|Dev: Destructive Creations|
|Pub: Destructive Creations|
|Release: June 3rd, 2015|
|Screen Resolution: 480p-1080p||Intense Violence, Blood and Gore, Strong Language|
The most interesting aspect of Hatred is, honestly, the destructible terrain. It’s kind of cool to be able to blow up walls and barricades in order to make new paths through a level. This actually does feel like you are causing chaos and mayhem, but has absolutely nothing to do with the murder that the game sold itself on. Actually, if it focused more on level layout and environmental destruction, and less on its own pseudo philosophical insanity monologues, this might have been a pretty compelling game.
Hatred’s main character, the Antagonist, is crazy. He is completely and utterly crazy, wanting to cleanse the world for some reason, and kill the innocent for some other reason. He constantly mutters to himself about the filth of the world, how worthless they are, how pathetic everything is. He never shuts up! It’s hard to take him seriously because his words have no coherence and the only thing the serve to do is let us know that he wants to kill everybody, which was already well established considering the point of the game is, “kill everybody.”
Hatred advertises itself as pure gaming pleasure, bereft of story or purpose. You aren’t supposed to care about the main character. You are supposed to lose yourself in the slaughter.
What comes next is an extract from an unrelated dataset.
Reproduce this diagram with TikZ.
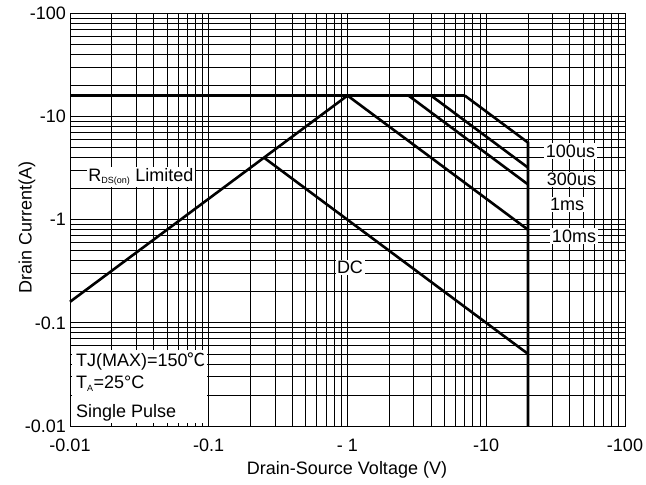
\documentclass[tikz,border=0pt]{standalone}
\usepackage{fontspec}
\setmainfont{Liberation Sans}
\newfontfamily\cjkfont{Noto Sans CJK SC}
\begin{document}
\begin{tikzpicture}[
  x=1pt,y=1pt,
  gridline/.style={line width=0.75pt, black},
  curve/.style={line width=2.6pt, black, line cap=butt, line join=miter},
  lbl/.style={font=\fontsize{18}{20}\selectfont, inner sep=0pt},
  wlbl/.style={lbl, fill=white, inner sep=1.5pt},
]
\useasboundingbox (0,0) rectangle (646,485);
\fill[white] (0,0) rectangle (646,485);
\begin{scope}[shift={(70pt,59pt)}, x=138.75pt, y=103.125pt]
  % grid
  \foreach \d in {0,1,2,3} {
    \foreach \m in {1,...,9} {
      \draw[gridline] ({\d+log10(\m)},0) -- ({\d+log10(\m)},4);
      \draw[gridline] (0,{\d+log10(\m)}) -- (4,{\d+log10(\m)});
    }
  }
  \draw[gridline] (0,0) rectangle (4,4);
  % key points (X = log10 V + 2, Y = log10 I + 2)
  \coordinate (rdsL) at (0,1.2041);
  \coordinate (peak) at (2,3.2041);
  \coordinate (limL) at (0,3.2041);
  \coordinate (s100) at (2.8451,3.2041);
  \coordinate (s300) at (2.60206,3.2041);
  \coordinate (s1ms) at (2.4393,3.2041);
  \coordinate (e100) at (3.30103,2.74819);
  \coordinate (e300) at (3.30103,2.50515);
  \coordinate (e1ms) at (3.30103,2.3424);
  \coordinate (e10ms) at (3.30103,1.90309);
  \coordinate (vbot) at (3.30103,0);
  \coordinate (dcS) at (1.39794,2.60206);
  \coordinate (dcE) at (3.30103,0.69897);
  % curves
  \draw[curve] (rdsL) -- (peak);
  \draw[curve] (limL) -- (s100);
  \draw[curve] (s100) -- (e100) -- (vbot);
  \draw[curve] (s300) -- (e300);
  \draw[curve] (s1ms) -- (e1ms);
  \draw[curve] (peak) -- (e10ms);
  \draw[curve] (dcS) -- (dcE);
\end{scope}
% labels in plot
\node[wlbl] (rds) at (141,308) {R\textsubscript{\fontsize{9}{10}\selectfont DS(on)} Limited};
\node[wlbl] (dc) at (350,217.5) {DC};
\node[wlbl] (l100) at (570.5,334) {100us};
\node[wlbl] (l300) at (571.5,305.5) {300us};
\node[wlbl] (l1ms) at (567,280.5) {1ms};
\node[wlbl] (l10ms) at (574,249) {10ms};
% condition box
\node[fill=white, minimum width=135pt, minimum height=73pt, inner sep=0pt, anchor=south west] (tjbox) at (72,62) {};
\node[lbl, anchor=base west] (tj) at (76,118) {TJ(MAX)=150{\cjkfont ℃}};
\node[lbl, anchor=base west] (ta) at (76,96) {T\textsubscript{\fontsize{9}{10}\selectfont A}=25°C};
\node[lbl, anchor=base west] (sp) at (76,67) {Single Pulse};
% y tick labels
\node[lbl, anchor=east] (y100) at (66,471.5) {-100};
\node[lbl, anchor=east] (y10) at (66,368.4) {-10};
\node[lbl, anchor=east] (y1) at (66,265.25) {-1};
\node[lbl, anchor=east] (y01) at (66,162.1) {-0.1};
\node[lbl, anchor=east] (y001) at (66,59) {-0.01};
% x tick labels
\node[lbl] (x001) at (70,40) {-0.01};
\node[lbl] (x01) at (208.75,40) {-0.1};
\node[lbl] (x1) at (347.5,40) {- 1};
\node[lbl] (x10) at (486.25,40) {-10};
\node[lbl] (x100) at (625,40) {-100};
% axis titles
\node[lbl] (xt) at (347,15) {Drain-Source Voltage (V)};
\node[lbl, rotate=90] (yt) at (27,257.5) {Drain Current(A)};
\end{tikzpicture}
\end{document}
But I can’t do that, not for any political or moral reason, but because the slaughter isn’t fun. It’s way too easy, doesn’t offer much variety, and never makes me feel like I am accomplishing anything. The mechanics produce no pleasure.
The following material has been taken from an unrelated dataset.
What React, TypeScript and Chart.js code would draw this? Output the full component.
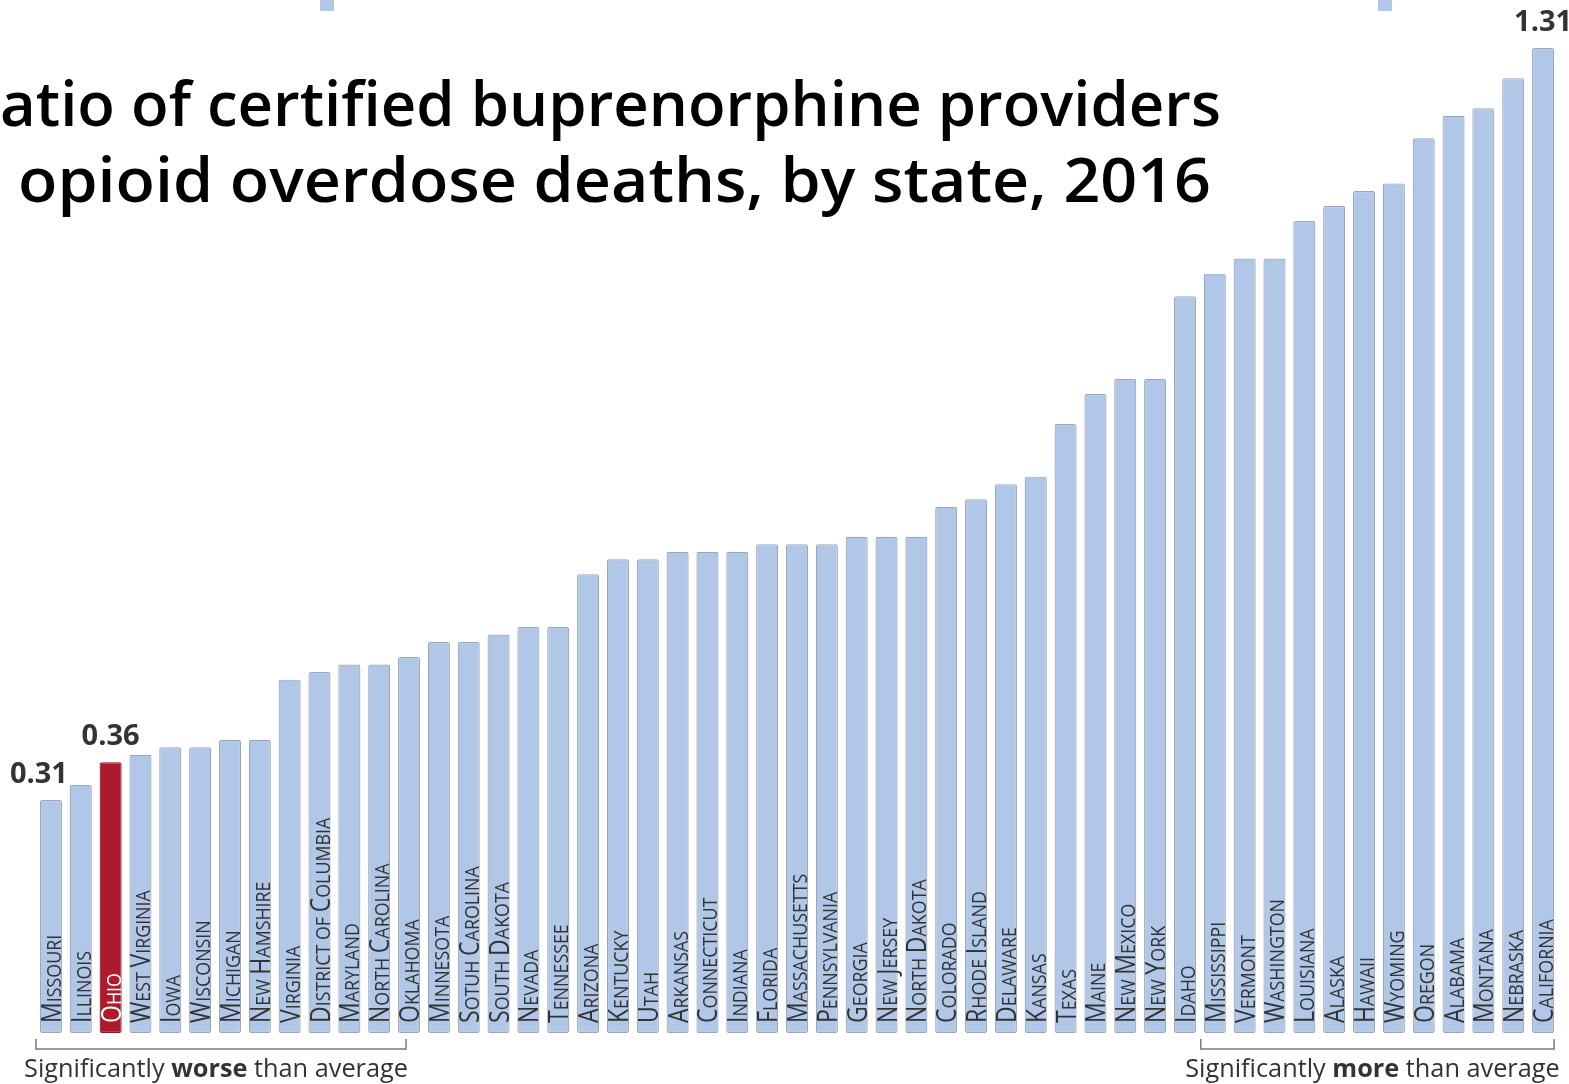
import React, { useEffect, useRef } from "react";
import { Chart, registerables } from "chart.js";

Chart.register(...registerables);

// States ordered from lowest to highest provider-to-death ratio
const states = [
  "Missouri", "Illinois", "Ohio", "West Virginia", "Iowa", "Wisconsin", "Michigan",
  "New Hamshire", "Virginia", "District of Columbia", "Maryland", "North Carolina",
  "Oklahoma", "Minnesota", "Sotuh Carolina", "South Dakota", "Nevada", "Tennessee",
  "Arizona", "Kentucky", "Utah", "Arkansas", "Connecticut", "Indiana", "Florida",
  "Massachusetts", "Pennsylvania", "Georgia", "New Jersey", "North Dakota", "Colorado",
  "Rhode Island", "Delaware", "Kansas", "Texas", "Maine", "New Mexico", "New York",
  "Idaho", "Mississippi", "Vermont", "Washington", "Louisiana", "Alaska", "Hawaii",
  "Wyoming", "Oregon", "Alabama", "Montana", "Nebraska", "California",
];

const ratios = [
  0.31, 0.33, 0.36, 0.37, 0.38, 0.38, 0.39,
  0.39, 0.47, 0.48, 0.49, 0.49,
  0.50, 0.52, 0.52, 0.53, 0.54, 0.54,
  0.61, 0.63, 0.63, 0.64, 0.64, 0.64, 0.65,
  0.65, 0.65, 0.66, 0.66, 0.66, 0.70,
  0.71, 0.73, 0.74, 0.81, 0.85, 0.87, 0.87,
  0.98, 1.01, 1.03, 1.03, 1.08, 1.10, 1.12,
  1.13, 1.19, 1.22, 1.23, 1.27, 1.31,
];

const highlightState = "Ohio";
const valueLabelStates = ["Missouri", "Ohio", "California"];

const titleLines = [
  "Ratio of certified buprenorphine providers",
  "to opioid overdose deaths, by state, 2016",
];

// [first state, last state, text before, bold word, text after]
const worseGroup = ["Missouri", "Oklahoma", "Significantly ", "worse", " than average"];
const moreGroup = ["Mississippi", "California", "Significantly ", "more", " than average"];

const BLUE = "#b0c7e8";
const BLUE_EDGE = "#9ba6b7";
const RED = "#ad1a2c";
const RED_EDGE = "#8f1524";
const TEXT = "#333333";
const SANS = '"Open Sans", "DejaVu Sans", sans-serif';

function drawSmallCaps(
  ctx: CanvasRenderingContext2D,
  text: string,
  bigPx: number,
  smallPx: number
) {
  let pos = 0;
  for (const ch of text) {
    const isBig = ch !== ch.toLowerCase();
    const glyph = ch.toUpperCase();
    ctx.font = `400 ${isBig ? bigPx : smallPx}px ${SANS}`;
    ctx.fillText(glyph, pos, 0);
    pos += ctx.measureText(glyph).width;
  }
}

function drawMixed(
  ctx: CanvasRenderingContext2D,
  parts: [string, string][],
  cx: number,
  y: number,
  px: number
) {
  let total = 0;
  for (const [t, w] of parts) {
    ctx.font = `${w} ${px}px ${SANS}`;
    total += ctx.measureText(t).width;
  }
  let pos = cx - total / 2;
  for (const [t, w] of parts) {
    ctx.font = `${w} ${px}px ${SANS}`;
    ctx.fillText(t, pos, y);
    pos += ctx.measureText(t).width;
  }
}

// Draws a title line right-aligned at `right`, stretched so that the part after
// the first `hidden` characters spans `span` pixels.
function drawTitleLine(
  ctx: CanvasRenderingContext2D,
  text: string,
  hidden: number,
  right: number,
  span: number,
  y: number
) {
  const visible = ctx.measureText(text.slice(hidden)).width;
  const sx = span / visible;
  ctx.save();
  ctx.translate(right, y);
  ctx.scale(sx, 1);
  ctx.textAlign = "right";
  ctx.fillText(text, 0, 0);
  ctx.restore();
}

const decorPlugin = {
  id: "decor",
  afterDatasetsDraw(chart: any) {
    const ctx: CanvasRenderingContext2D = chart.ctx;
    const meta = chart.getDatasetMeta(0);
    const base = chart.scales.y.getPixelForValue(0);

    // State names written up the inside of each bar
    ctx.save();
    ctx.textBaseline = "alphabetic";
    ctx.textAlign = "left";
    meta.data.forEach((bar: any, i: number) => {
      ctx.save();
      ctx.fillStyle = states[i] === highlightState ? "#ffffff" : TEXT;
      ctx.translate(bar.x + 10, base - 10);
      ctx.rotate(-Math.PI / 2);
      ctx.scale(0.87, 1);
      drawSmallCaps(ctx, states[i], 26.5, 20.5);
      ctx.restore();
    });
    ctx.restore();

    // Value labels above selected bars
    ctx.save();
    ctx.fillStyle = TEXT;
    ctx.textAlign = "center";
    ctx.textBaseline = "alphabetic";
    ctx.font = `700 29px ${SANS}`;
    valueLabelStates.forEach((name) => {
      const i = states.indexOf(name);
      const bar = meta.data[i];
      const dx = i === 0 ? -12 : 0;
      ctx.fillText(ratios[i].toFixed(2), bar.x + dx, bar.y - 17);
    });
    ctx.restore();

    // Group brackets with captions
    const groups = [
      { g: worseGroup, l: -15, r: -3 },
      { g: moreGroup, l: -14, r: 11 },
    ];
    groups.forEach(({ g, l, r }) => {
      const a = meta.data[states.indexOf(g[0])];
      const b = meta.data[states.indexOf(g[1])];
      const x0 = a.x + l;
      const x1 = b.x + r;
      ctx.save();
      ctx.strokeStyle = "#7a7a7a";
      ctx.lineWidth = 1.5;
      ctx.beginPath();
      ctx.moveTo(x0, base + 6);
      ctx.lineTo(x0, base + 16);
      ctx.lineTo(x1, base + 16);
      ctx.lineTo(x1, base + 6);
      ctx.stroke();
      ctx.fillStyle = TEXT;
      ctx.textBaseline = "alphabetic";
      drawMixed(
        ctx,
        [[g[2], "400"], [g[3], "700"], [g[4], "400"]],
        (x0 + x1) / 2 - 5,
        base + 44,
        25.3
      );
      ctx.restore();
    });
  },
  afterDraw(chart: any) {
    const ctx: CanvasRenderingContext2D = chart.ctx;
    ctx.save();
    // small slide ornaments along the top edge
    ctx.fillStyle = BLUE;
    ctx.fillRect(320, 0, 14, 11);
    ctx.fillRect(1378, 0, 14, 11);

    // Title, right-aligned, running off the left edge
    ctx.fillStyle = "#000000";
    ctx.textBaseline = "alphabetic";
    ctx.font = `600 62px ${SANS}`;
    drawTitleLine(ctx, titleLines[0], 1, 1221, 1221, 126);
    drawTitleLine(ctx, titleLines[1], 3, 1211, 1193, 202);
    ctx.restore();
  },
};

export default function App() {
  const canvasRef = useRef<HTMLCanvasElement | null>(null);

  useEffect(() => {
    const canvas = canvasRef.current;
    if (!canvas) return;
    const chart = new Chart(canvas, {
      type: "bar",
      data: {
        labels: states,
        datasets: [
          {
            data: ratios,
            backgroundColor: states.map((s) => (s === highlightState ? RED : BLUE)),
            borderColor: states.map((s) => (s === highlightState ? RED_EDGE : BLUE_EDGE)),
            borderWidth: 1.2,
            borderRadius: 2,
            borderSkipped: false,
            barPercentage: 0.74,
            categoryPercentage: 1.0,
          },
        ],
      },
      options: {
        responsive: false,
        animation: false,
        devicePixelRatio: 1,
        layout: { padding: { top: 18, bottom: 51, left: 36, right: 11 } },
        plugins: {
          legend: { display: false },
          tooltip: { enabled: false },
          title: { display: false },
        },
        scales: {
          x: { display: false, grid: { display: false } },
          y: { display: false, min: 0, max: 1.35, grid: { display: false } },
        },
      },
      plugins: [decorPlugin],
    });
    return () => chart.destroy();
  }, []);

  return (
    <div
      style={{
        position: "absolute",
        left: 0,
        top: 0,
        width: 1569,
        height: 1084,
        background: "#ffffff",
        overflow: "hidden",
      }}
    >
      <canvas ref={canvasRef} width={1569} height={1084} />
    </div>
  );
}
Instead, I think the violence itself is supposed to cause pleasure, like the act of slaughtering others is a reward in its own right. Except this too just doesn’t resonate with me. It’s not like the adrenaline rush you get from watching Kratos rip a cyclops’s eye out of its socket, the thrill of watching a Gears of War chainsaw execution, or the hilarity of watching a Mortal Kombat fatality. It’s just boring.
I’m not earning any of these kills and I don’t know who I’m killing, so I can’t experience a thrill for story reasons. I’m assuming this game was supposed to appeal to the sort of people who would draw pictures of their teachers getting mauled by tigers in their notebooks in high school, but I was one of those people, and there was more story to that drawing than there is to Hatred. I really didn’t like my teacher!
Don’t get me wrong, Hatred isn’t a terrible game. It plays just fine. The controls are tight. The graphics are actually quite good. The black and white aesthetic is pleasing and fits the tone. It suffers from some bugs and freezes, but even so, for twenty dollars it’s a halfway decent deal. There are a lot of worse dual stick shooters out there, but there are a lot of better ones too.
And that is Hatred’s biggest problem. It’s just unremarkable, which is disappointing after all the remarks we all made about it. It’s just a game. It’s mediocre. It’s run of the mill. It’s another indie game that uses another established formula to give us a few hours of repetitive gameplay that may or may not be to your liking. It doesn’t do anything grand and innovative, but it also doesn’t do anything wrong or heinous outside of its own overhyped controversy.
It’s not more violent than what we have seen before.
It’s not making a statement.
It’s just an average game, which I think is the last thing Hatred wanted to be.